> [Task statement]: Reproduce exactly only the lines from the line that holds "Recreate this image" to the line that holds "0.55, 0.60, 0.65, 0.70, 0.75, 0.80, 0.85, 0.90, 0.95, 1.00]", inclusive, in the listing below, and please leave out every picture.

[start of Records]

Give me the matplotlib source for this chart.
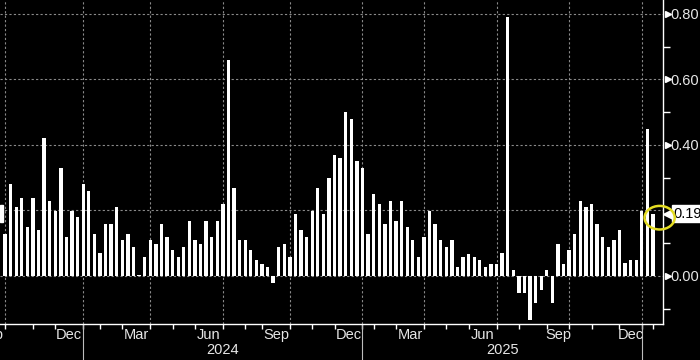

[end of Records]
[start of Records]

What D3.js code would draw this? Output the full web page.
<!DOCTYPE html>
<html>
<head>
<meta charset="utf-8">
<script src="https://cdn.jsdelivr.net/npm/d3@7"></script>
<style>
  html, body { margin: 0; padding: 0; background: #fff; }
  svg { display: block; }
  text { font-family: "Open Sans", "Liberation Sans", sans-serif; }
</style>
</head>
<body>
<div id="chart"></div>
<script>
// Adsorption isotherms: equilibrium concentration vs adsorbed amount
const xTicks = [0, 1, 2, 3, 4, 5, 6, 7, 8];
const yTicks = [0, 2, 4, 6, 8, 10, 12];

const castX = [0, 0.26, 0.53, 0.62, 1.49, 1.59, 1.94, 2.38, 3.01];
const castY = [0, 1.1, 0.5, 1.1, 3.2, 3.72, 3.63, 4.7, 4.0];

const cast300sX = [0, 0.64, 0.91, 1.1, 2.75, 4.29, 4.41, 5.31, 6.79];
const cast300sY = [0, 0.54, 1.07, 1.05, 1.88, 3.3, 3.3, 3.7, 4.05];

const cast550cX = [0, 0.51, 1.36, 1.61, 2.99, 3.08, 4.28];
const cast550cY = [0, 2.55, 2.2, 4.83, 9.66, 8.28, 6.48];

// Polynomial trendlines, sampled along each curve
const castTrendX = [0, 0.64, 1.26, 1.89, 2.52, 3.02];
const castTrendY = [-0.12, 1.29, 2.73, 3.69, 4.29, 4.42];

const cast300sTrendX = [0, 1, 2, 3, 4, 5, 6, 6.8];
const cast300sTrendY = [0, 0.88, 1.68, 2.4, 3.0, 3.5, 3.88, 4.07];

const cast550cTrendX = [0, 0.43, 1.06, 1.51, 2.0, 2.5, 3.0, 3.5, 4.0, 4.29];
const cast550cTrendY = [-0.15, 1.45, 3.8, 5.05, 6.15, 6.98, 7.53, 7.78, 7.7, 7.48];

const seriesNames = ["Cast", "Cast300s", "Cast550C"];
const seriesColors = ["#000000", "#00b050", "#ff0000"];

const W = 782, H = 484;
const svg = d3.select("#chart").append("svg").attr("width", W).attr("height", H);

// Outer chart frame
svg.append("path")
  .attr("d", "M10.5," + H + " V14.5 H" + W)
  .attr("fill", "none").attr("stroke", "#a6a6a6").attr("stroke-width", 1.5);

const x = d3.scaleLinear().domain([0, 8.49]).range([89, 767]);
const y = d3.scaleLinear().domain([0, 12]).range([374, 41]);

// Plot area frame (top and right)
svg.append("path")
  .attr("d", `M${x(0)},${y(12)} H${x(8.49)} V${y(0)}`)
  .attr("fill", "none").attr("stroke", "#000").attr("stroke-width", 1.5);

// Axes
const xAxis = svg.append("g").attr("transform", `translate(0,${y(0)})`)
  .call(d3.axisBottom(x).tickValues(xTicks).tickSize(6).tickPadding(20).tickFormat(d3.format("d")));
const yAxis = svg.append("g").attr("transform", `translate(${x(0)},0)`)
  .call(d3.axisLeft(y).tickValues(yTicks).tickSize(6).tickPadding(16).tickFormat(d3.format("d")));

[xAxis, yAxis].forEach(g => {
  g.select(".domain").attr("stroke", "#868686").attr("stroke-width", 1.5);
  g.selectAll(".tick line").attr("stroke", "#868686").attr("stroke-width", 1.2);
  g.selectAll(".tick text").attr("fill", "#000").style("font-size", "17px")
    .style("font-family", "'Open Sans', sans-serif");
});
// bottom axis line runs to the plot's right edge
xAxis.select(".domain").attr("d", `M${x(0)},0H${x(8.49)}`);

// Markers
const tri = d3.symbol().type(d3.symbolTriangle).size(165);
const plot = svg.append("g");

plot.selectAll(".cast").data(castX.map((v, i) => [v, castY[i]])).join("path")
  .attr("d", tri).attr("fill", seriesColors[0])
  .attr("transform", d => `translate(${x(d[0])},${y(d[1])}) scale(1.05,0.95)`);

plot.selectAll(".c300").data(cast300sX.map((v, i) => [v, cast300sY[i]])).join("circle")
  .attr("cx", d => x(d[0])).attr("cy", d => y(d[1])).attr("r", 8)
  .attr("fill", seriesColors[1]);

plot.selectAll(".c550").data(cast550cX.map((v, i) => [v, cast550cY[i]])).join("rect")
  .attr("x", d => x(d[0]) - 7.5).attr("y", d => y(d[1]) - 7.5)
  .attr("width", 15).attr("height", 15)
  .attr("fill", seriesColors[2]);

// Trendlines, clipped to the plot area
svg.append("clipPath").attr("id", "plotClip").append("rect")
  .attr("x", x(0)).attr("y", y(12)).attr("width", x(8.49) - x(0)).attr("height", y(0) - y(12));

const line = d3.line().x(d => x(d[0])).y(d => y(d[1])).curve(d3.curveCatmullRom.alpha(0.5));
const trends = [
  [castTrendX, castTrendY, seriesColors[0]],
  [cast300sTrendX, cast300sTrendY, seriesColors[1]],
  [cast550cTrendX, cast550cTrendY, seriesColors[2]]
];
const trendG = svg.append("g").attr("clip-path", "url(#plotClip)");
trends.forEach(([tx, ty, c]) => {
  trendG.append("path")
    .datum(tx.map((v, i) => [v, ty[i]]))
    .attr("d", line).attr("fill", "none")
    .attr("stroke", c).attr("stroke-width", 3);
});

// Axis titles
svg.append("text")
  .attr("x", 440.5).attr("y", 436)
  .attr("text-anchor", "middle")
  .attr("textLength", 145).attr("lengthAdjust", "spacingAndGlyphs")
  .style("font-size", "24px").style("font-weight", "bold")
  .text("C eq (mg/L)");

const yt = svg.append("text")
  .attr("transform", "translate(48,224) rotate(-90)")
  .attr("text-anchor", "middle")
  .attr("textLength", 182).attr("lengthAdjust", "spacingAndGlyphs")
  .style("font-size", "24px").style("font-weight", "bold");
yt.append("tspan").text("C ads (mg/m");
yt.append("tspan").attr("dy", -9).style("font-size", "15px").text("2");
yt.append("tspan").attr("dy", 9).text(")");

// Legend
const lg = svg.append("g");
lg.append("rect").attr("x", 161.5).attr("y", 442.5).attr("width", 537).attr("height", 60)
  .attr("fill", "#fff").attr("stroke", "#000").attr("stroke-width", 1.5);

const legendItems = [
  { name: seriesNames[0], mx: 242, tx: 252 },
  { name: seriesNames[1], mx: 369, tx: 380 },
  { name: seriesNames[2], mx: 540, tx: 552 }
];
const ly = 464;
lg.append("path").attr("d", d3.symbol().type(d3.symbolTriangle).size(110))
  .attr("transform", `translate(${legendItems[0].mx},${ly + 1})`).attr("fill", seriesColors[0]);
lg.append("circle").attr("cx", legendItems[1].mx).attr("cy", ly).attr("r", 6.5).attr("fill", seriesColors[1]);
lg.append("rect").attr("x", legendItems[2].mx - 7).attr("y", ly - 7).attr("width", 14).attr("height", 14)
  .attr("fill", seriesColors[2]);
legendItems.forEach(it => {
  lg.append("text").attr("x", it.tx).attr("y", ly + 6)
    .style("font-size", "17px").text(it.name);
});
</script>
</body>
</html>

[end of Records]
[start of Records]

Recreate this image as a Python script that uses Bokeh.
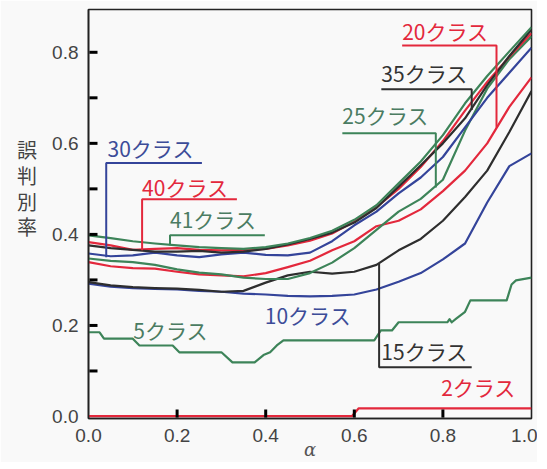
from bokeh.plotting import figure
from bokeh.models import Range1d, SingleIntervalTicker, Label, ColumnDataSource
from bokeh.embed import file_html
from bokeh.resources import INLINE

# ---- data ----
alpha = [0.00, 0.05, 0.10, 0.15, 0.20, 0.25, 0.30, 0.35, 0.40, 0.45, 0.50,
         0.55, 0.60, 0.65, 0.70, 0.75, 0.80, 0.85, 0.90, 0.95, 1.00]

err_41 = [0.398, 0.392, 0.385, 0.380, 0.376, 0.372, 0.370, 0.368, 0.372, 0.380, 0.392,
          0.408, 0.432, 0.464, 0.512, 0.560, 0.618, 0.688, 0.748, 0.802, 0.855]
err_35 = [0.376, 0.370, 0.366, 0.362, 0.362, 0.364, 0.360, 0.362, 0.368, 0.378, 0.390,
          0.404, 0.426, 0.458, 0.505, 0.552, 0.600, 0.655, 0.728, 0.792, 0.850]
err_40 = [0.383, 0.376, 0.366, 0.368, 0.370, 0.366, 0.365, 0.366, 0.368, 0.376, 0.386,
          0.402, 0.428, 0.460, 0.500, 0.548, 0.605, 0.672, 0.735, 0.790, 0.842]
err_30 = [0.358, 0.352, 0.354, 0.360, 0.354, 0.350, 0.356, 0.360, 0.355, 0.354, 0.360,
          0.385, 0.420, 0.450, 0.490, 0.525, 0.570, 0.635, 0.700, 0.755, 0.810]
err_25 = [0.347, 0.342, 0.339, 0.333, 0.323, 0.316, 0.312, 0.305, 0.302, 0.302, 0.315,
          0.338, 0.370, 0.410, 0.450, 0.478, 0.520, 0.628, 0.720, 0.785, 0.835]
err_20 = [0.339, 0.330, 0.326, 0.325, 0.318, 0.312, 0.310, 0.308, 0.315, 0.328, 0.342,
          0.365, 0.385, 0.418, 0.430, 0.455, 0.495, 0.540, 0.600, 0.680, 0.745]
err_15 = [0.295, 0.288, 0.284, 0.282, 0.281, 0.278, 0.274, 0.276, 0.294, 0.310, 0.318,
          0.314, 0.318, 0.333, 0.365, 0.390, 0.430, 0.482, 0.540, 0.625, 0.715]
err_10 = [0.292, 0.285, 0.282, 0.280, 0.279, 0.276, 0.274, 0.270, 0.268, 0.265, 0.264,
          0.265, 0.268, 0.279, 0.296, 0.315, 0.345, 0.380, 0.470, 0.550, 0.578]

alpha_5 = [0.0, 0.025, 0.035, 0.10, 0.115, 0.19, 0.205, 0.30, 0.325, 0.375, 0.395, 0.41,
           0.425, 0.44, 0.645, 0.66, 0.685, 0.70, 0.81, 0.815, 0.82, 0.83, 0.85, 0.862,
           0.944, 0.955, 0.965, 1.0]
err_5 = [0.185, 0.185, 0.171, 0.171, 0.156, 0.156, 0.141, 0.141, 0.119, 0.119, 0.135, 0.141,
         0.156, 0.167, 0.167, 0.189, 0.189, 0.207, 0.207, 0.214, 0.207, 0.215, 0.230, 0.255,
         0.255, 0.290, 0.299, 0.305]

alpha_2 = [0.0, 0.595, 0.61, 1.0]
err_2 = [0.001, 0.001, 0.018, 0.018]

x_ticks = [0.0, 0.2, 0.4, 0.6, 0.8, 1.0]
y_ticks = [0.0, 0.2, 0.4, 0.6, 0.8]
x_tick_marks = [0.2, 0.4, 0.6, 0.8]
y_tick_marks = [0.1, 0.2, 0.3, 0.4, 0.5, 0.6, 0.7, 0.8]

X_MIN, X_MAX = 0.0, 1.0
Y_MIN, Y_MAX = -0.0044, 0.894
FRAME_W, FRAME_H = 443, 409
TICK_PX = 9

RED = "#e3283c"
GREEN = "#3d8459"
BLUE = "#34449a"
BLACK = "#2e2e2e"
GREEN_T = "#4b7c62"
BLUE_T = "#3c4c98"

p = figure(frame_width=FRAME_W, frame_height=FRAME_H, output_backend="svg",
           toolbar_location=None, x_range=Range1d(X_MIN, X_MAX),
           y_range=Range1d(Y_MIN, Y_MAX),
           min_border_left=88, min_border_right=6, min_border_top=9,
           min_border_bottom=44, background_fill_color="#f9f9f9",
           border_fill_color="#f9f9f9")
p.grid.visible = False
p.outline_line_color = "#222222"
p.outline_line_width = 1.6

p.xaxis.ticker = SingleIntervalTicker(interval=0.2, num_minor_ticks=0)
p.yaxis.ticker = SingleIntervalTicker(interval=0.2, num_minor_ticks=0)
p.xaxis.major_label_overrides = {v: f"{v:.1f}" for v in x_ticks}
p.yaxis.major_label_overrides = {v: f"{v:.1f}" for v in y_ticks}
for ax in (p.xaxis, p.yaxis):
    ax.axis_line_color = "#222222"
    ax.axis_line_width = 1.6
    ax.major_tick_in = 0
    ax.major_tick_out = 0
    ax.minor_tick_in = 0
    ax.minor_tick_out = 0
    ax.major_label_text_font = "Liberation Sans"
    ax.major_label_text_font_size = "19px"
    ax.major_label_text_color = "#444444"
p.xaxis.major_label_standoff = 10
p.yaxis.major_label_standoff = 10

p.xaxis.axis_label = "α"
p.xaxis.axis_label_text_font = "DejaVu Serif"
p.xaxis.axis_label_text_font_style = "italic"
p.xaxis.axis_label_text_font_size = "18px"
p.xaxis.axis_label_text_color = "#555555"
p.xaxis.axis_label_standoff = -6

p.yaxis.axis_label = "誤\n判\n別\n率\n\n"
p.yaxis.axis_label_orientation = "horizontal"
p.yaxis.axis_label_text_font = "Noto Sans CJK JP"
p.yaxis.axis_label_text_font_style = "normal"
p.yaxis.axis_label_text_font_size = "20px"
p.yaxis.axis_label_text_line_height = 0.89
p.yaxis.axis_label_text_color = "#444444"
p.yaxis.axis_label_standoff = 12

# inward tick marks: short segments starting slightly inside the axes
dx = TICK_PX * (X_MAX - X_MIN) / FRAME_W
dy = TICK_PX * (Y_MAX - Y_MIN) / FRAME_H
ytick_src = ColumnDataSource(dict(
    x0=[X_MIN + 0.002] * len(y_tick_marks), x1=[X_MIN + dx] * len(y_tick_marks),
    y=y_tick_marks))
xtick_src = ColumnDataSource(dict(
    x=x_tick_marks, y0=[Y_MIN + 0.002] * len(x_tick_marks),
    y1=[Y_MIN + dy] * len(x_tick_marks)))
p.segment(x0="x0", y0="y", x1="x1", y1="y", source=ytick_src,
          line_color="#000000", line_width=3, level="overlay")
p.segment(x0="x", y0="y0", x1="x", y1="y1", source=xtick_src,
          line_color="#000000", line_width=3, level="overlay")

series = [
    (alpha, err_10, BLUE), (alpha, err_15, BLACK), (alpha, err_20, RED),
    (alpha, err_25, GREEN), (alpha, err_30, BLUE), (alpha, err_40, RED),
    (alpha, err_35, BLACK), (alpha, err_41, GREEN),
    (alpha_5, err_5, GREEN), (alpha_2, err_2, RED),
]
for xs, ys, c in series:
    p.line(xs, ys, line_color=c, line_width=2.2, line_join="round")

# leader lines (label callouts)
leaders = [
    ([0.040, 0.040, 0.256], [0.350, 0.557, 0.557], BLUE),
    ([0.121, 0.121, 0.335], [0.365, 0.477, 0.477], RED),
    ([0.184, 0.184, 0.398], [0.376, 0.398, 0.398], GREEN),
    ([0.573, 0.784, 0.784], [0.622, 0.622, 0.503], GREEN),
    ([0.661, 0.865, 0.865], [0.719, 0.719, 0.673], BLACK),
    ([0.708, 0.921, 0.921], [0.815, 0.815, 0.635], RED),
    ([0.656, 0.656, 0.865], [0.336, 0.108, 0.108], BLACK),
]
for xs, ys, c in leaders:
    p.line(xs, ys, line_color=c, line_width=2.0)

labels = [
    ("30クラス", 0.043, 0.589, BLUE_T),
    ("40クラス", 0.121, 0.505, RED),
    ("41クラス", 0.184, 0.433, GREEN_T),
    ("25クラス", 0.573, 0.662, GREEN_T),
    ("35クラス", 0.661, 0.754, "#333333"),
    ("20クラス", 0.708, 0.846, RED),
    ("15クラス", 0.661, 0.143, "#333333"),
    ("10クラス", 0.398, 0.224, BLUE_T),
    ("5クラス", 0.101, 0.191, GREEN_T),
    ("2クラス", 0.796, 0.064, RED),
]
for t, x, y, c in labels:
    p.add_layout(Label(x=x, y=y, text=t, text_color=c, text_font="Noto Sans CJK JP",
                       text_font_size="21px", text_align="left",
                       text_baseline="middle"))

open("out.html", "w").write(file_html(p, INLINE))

[end of Records]

> [Response for this exercise]:
Recreate this image as a Python script that uses Bokeh.
from bokeh.plotting import figure
from bokeh.models import Range1d, SingleIntervalTicker, Label, ColumnDataSource
from bokeh.embed import file_html
from bokeh.resources import INLINE

# ---- data ----
alpha = [0.00, 0.05, 0.10, 0.15, 0.20, 0.25, 0.30, 0.35, 0.40, 0.45, 0.50,
         0.55, 0.60, 0.65, 0.70, 0.75, 0.80, 0.85, 0.90, 0.95, 1.00]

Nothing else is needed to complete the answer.